Mobilitarsi per il referendum
A tutto questo si aggiunga che durante tutto il lungo iter parlamentare della controriforma la "sinistra" borghese non ha mai smesso di cercare il dialogo con la Casa del fascio, implorandola di abbandonare la strada delle decisioni unilaterali per "fare insieme" la "riforma" della Costituzione, arrivando al punto di astenersi sull'istituzione del Senato federale e di votare insieme alla maggioranza alcuni emendamenti "condivisi". Un atteggiamento conciliatorio e codardo che ha mantenuto anche in questa ultima votazione, se si pensa ai saluti e gli auguri del presidente dei senatori DS Angius a Bossi, che hanno chiamato l'applauso di tutta l'aula al bandito leghista, al suo assurdo invito ai fascioleghisti a sventolare il tricolore, al suo lamento accorato perché la maggioranza ha ignorato che "abbiamo affrontato in questi mesi con spirito aperto il confronto parlamentare" e ha cestinato "una proposta organica di riforma della Costituzione che recepiva alcune delle vostre proposte", e via di questo passo.
La "sinistra" borghese non è quindi credibile e affidabile nemmeno sul piano del parlamentarismo borghese! Ma soprattutto la sua responsabilità più grave è quella di aver lasciato che le cose arrivassero fino a questo punto, senza avere il coraggio di chiamare le masse a scendere in piazza per buttare giù il neoduce Berlusconi e affossare il suo nero disegno piduista. Come già fece davanti all'ascesa di Mussolini, la "sinistra" borghese continua anzi a sottovalutare la gravità della situazione, tranquillizzando le masse con la prospettiva di una sua sicura vittoria elettorale e ostentando la certezza che la controriforma costituzionale sarà bocciata dal referendum.
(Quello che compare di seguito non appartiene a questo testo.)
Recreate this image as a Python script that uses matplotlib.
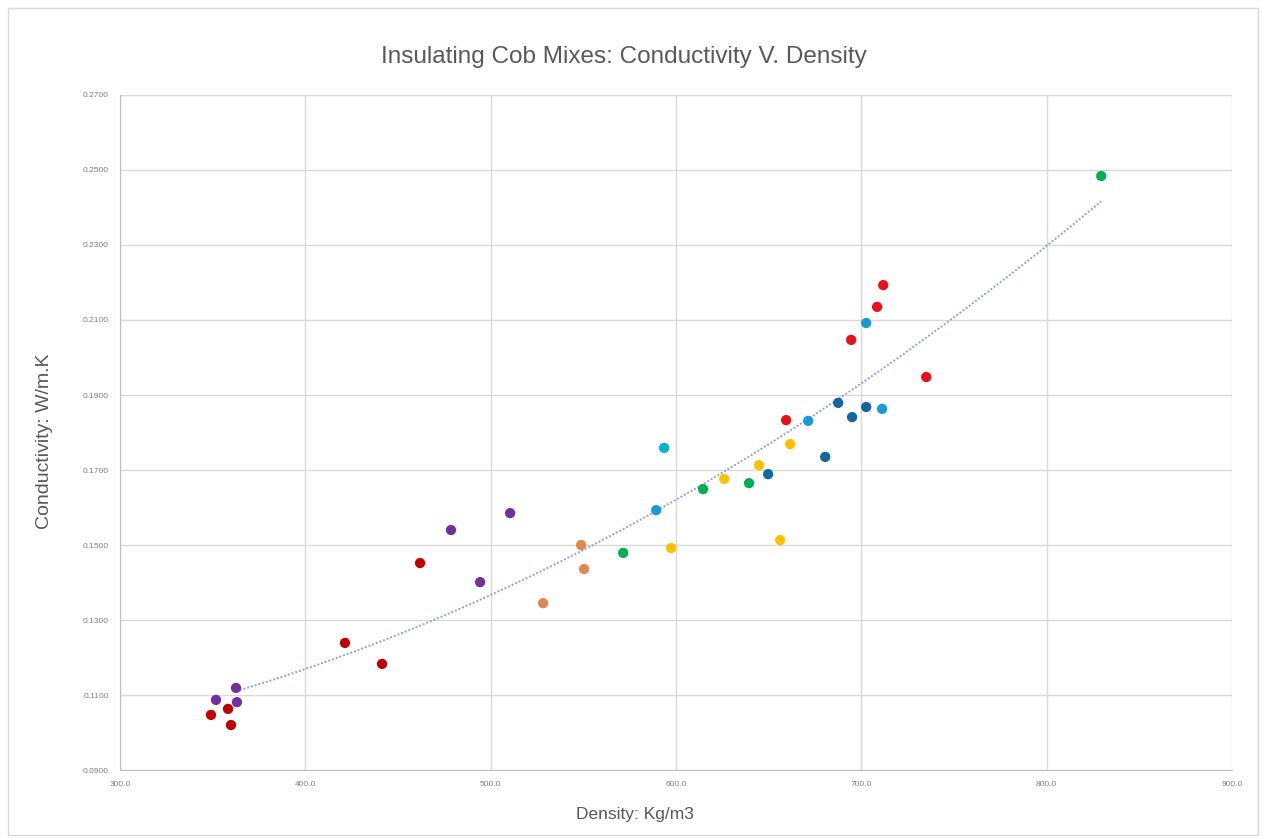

Ma intanto ha lasciato che il neoduce Berlusconi, il fascista Fini e il razzista e secessionista Bossi compissero fino in fondo il loro assalto finale neofascista, presidenzialista e federalista alla Costituzione antifascista, alla repubblica parlamentare e all'unità del Paese. "Mi rendo conto - ha osservato significativamente il bandito Bossi - che c'è chi oggi non è d'accordo, ma le Costituzioni non nascono perfette. Oggi si è accettato la sfida del federalismo. Poi si può discutere, e io sono consapevole che avremo da lavorare molto nei prossimi anni... il vero significato di oggi è che ormai il parlamento ha accettato la via delle riforme".
A questo punto per tutti i democratici e gli antifascisti l'imperativo è quello di unirsi e mobilitarsi per il referendum, che presumibilmente si terrà a giugno 2006, per affossare con una valanga di NO la controriforma neofascista, presidenzialista e federalista della Costituzione della Casa del fascio e della P2. Tutte le istanze, i militanti e i simpatizzanti del PMLI, laddove esistono le condizioni, devono entrare nei comitati per il referendum, che già stanno cominciando a nascere nel Paese, per sostenere con tutte le nostre forze e sulla base delle nostre motivazioni la vittoria del NO. Un NO forte, risoluto e di massa alla costituzione del regime neofascista e per l'Italia unita, rossa e socialista.